▶ _Stated task_:
Please print all of the material below, word for word.

******

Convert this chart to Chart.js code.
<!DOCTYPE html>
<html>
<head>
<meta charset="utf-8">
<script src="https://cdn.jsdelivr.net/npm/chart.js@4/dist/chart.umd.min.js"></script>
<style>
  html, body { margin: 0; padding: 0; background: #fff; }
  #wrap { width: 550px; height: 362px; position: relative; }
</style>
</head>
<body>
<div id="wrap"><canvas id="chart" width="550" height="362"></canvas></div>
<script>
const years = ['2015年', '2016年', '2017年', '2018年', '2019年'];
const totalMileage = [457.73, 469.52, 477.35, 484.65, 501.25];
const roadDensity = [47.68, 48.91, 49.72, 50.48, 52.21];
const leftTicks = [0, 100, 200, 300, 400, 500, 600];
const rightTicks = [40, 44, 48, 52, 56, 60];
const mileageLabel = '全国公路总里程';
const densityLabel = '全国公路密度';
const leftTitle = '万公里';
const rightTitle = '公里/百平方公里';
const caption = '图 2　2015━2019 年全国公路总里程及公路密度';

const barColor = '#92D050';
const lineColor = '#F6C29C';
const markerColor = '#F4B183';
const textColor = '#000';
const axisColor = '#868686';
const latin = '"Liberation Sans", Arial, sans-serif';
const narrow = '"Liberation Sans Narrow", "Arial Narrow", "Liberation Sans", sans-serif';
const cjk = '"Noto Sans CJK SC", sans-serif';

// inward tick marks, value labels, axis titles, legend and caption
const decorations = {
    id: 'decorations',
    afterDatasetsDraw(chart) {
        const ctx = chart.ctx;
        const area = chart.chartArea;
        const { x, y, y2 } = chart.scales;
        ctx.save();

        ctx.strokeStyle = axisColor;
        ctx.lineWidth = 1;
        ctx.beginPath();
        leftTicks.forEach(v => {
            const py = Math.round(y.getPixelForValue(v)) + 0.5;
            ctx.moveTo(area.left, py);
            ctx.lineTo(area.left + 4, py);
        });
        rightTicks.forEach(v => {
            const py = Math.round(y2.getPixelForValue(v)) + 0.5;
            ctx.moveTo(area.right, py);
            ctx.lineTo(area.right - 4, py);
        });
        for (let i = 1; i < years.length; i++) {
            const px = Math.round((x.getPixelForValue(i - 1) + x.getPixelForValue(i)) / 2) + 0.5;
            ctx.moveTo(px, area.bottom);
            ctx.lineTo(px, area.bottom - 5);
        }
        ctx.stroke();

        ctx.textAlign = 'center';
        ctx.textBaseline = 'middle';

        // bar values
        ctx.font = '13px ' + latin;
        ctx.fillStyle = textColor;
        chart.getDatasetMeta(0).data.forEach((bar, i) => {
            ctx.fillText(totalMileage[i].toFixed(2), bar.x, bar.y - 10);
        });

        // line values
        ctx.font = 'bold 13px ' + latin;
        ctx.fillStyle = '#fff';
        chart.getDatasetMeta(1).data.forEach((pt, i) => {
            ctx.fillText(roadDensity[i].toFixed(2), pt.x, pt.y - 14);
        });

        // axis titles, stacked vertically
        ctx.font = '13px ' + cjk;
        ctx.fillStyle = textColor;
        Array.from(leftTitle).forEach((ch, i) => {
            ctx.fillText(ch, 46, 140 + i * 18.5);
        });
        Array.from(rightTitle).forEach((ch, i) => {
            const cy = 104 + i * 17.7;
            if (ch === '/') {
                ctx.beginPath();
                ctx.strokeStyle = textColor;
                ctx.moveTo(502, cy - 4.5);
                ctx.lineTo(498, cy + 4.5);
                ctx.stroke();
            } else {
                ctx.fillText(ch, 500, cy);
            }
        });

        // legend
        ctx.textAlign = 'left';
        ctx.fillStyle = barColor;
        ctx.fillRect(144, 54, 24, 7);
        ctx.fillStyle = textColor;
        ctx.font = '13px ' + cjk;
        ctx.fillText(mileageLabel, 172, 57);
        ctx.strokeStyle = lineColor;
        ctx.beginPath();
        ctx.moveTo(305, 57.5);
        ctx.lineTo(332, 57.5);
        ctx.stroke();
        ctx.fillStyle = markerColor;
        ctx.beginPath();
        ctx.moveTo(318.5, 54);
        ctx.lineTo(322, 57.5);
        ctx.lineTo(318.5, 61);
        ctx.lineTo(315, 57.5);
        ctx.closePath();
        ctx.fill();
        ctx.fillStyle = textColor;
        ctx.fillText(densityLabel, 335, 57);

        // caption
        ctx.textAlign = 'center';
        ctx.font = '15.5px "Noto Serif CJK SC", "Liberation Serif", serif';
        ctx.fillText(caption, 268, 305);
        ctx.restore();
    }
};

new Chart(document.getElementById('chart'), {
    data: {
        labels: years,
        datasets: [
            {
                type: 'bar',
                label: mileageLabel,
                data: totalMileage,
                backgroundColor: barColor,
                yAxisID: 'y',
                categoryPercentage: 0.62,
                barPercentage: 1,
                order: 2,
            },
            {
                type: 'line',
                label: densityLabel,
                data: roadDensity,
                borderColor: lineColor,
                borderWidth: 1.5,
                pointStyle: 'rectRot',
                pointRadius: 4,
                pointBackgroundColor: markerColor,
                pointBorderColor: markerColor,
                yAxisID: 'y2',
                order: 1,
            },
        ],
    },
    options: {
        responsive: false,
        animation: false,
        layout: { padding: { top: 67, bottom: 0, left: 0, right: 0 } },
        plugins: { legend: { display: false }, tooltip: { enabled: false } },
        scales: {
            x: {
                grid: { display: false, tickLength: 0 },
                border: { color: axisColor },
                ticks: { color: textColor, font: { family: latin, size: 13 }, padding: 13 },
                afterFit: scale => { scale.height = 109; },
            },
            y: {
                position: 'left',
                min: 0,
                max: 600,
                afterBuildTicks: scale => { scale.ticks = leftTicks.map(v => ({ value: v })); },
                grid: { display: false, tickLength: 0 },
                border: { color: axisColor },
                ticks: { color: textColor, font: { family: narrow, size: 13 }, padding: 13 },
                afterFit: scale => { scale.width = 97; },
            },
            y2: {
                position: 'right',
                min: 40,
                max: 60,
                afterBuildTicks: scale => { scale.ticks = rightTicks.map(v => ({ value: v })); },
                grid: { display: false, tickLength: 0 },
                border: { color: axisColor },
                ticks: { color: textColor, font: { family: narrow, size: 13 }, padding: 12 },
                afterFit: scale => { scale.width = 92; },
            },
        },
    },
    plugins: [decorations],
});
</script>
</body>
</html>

******

▶ _Written solution_:
Convert this chart to Chart.js code.
<!DOCTYPE html>
<html>
<head>
<meta charset="utf-8">
<script src="https://cdn.jsdelivr.net/npm/chart.js@4/dist/chart.umd.min.js"></script>
<style>
  html, body { margin: 0; padding: 0; background: #fff; }
  #wrap { width: 550px; height: 362px; position: relative; }
</style>
</head>
<body>
<div id="wrap"><canvas id="chart" width="550" height="362"></canvas></div>
<script>
const years = ['2015年', '2016年', '2017年', '2018年', '2019年'];
const totalMileage = [457.73, 469.52, 477.35, 484.65, 501.25];
const roadDensity = [47.68, 48.91, 49.72, 50.48, 52.21];
const leftTicks = [0, 100, 200, 300, 400, 500, 600];
const rightTicks = [40, 44, 48, 52, 56, 60];
const mileageLabel = '全国公路总里程';
const densityLabel = '全国公路密度';
const leftTitle = '万公里';
const rightTitle = '公里/百平方公里';
const caption = '图 2　2015━2019 年全国公路总里程及公路密度';

const barColor = '#92D050';
const lineColor = '#F6C29C';
const markerColor = '#F4B183';
const textColor = '#000';
const axisColor = '#868686';
const latin = '"Liberation Sans", Arial, sans-serif';
const narrow = '"Liberation Sans Narrow", "Arial Narrow", "Liberation Sans", sans-serif';
const cjk = '"Noto Sans CJK SC", sans-serif';

// inward tick marks, value labels, axis titles, legend and caption
const decorations = {
    id: 'decorations',
    afterDatasetsDraw(chart) {
        const ctx = chart.ctx;
        const area = chart.chartArea;
        const { x, y, y2 } = chart.scales;
        ctx.save();

        ctx.strokeStyle = axisColor;
        ctx.lineWidth = 1;
        ctx.beginPath();
        leftTicks.forEach(v => {
            const py = Math.round(y.getPixelForValue(v)) + 0.5;
            ctx.moveTo(area.left, py);
            ctx.lineTo(area.left + 4, py);
        });
        rightTicks.forEach(v => {
            const py = Math.round(y2.getPixelForValue(v)) + 0.5;
            ctx.moveTo(area.right, py);
            ctx.lineTo(area.right - 4, py);
        });
        for (let i = 1; i < years.length; i++) {
            const px = Math.round((x.getPixelForValue(i - 1) + x.getPixelForValue(i)) / 2) + 0.5;
            ctx.moveTo(px, area.bottom);
            ctx.lineTo(px, area.bottom - 5);
        }
        ctx.stroke();

        ctx.textAlign = 'center';
        ctx.textBaseline = 'middle';

        // bar values
        ctx.font = '13px ' + latin;
        ctx.fillStyle = textColor;
        chart.getDatasetMeta(0).data.forEach((bar, i) => {
            ctx.fillText(totalMileage[i].toFixed(2), bar.x, bar.y - 10);
        });

        // line values
        ctx.font = 'bold 13px ' + latin;
        ctx.fillStyle = '#fff';
        chart.getDatasetMeta(1).data.forEach((pt, i) => {
            ctx.fillText(roadDensity[i].toFixed(2), pt.x, pt.y - 14);
        });

        // axis titles, stacked vertically
        ctx.font = '13px ' + cjk;
        ctx.fillStyle = textColor;
        Array.from(leftTitle).forEach((ch, i) => {
            ctx.fillText(ch, 46, 140 + i * 18.5);
        });
        Array.from(rightTitle).forEach((ch, i) => {
            const cy = 104 + i * 17.7;
            if (ch === '/') {
                ctx.beginPath();
                ctx.strokeStyle = textColor;
                ctx.moveTo(502, cy - 4.5);
                ctx.lineTo(498, cy + 4.5);
                ctx.stroke();
            } else {
                ctx.fillText(ch, 500, cy);
            }
        });

        // legend
        ctx.textAlign = 'left';
        ctx.fillStyle = barColor;
        ctx.fillRect(144, 54, 24, 7);
        ctx.fillStyle = textColor;
        ctx.font = '13px ' + cjk;
        ctx.fillText(mileageLabel, 172, 57);
        ctx.strokeStyle = lineColor;
        ctx.beginPath();
        ctx.moveTo(305, 57.5);
        ctx.lineTo(332, 57.5);
        ctx.stroke();
        ctx.fillStyle = markerColor;
        ctx.beginPath();
        ctx.moveTo(318.5, 54);
        ctx.lineTo(322, 57.5);
        ctx.lineTo(318.5, 61);
        ctx.lineTo(315, 57.5);
        ctx.closePath();
        ctx.fill();
        ctx.fillStyle = textColor;
        ctx.fillText(densityLabel, 335, 57);

        // caption
        ctx.textAlign = 'center';
        ctx.font = '15.5px "Noto Serif CJK SC", "Liberation Serif", serif';
        ctx.fillText(caption, 268, 305);
        ctx.restore();
    }
};

new Chart(document.getElementById('chart'), {
    data: {
        labels: years,
        datasets: [
            {
                type: 'bar',
                label: mileageLabel,
                data: totalMileage,
                backgroundColor: barColor,
                yAxisID: 'y',
                categoryPercentage: 0.62,
                barPercentage: 1,
                order: 2,
            },
            {
                type: 'line',
                label: densityLabel,
                data: roadDensity,
                borderColor: lineColor,
                borderWidth: 1.5,
                pointStyle: 'rectRot',
                pointRadius: 4,
                pointBackgroundColor: markerColor,
                pointBorderColor: markerColor,
                yAxisID: 'y2',
                order: 1,
            },
        ],
    },
    options: {
        responsive: false,
        animation: false,
        layout: { padding: { top: 67, bottom: 0, left: 0, right: 0 } },
        plugins: { legend: { display: false }, tooltip: { enabled: false } },
        scales: {
            x: {
                grid: { display: false, tickLength: 0 },
                border: { color: axisColor },
                ticks: { color: textColor, font: { family: latin, size: 13 }, padding: 13 },
                afterFit: scale => { scale.height = 109; },
            },
            y: {
                position: 'left',
                min: 0,
                max: 600,
                afterBuildTicks: scale => { scale.ticks = leftTicks.map(v => ({ value: v })); },
                grid: { display: false, tickLength: 0 },
                border: { color: axisColor },
                ticks: { color: textColor, font: { family: narrow, size: 13 }, padding: 13 },
                afterFit: scale => { scale.width = 97; },
            },
            y2: {
                position: 'right',
                min: 40,
                max: 60,
                afterBuildTicks: scale => { scale.ticks = rightTicks.map(v => ({ value: v })); },
                grid: { display: false, tickLength: 0 },
                border: { color: axisColor },
                ticks: { color: textColor, font: { family: narrow, size: 13 }, padding: 12 },
                afterFit: scale => { scale.width = 92; },
            },
        },
    },
    plugins: [decorations],
});
</script>
</body>
</html>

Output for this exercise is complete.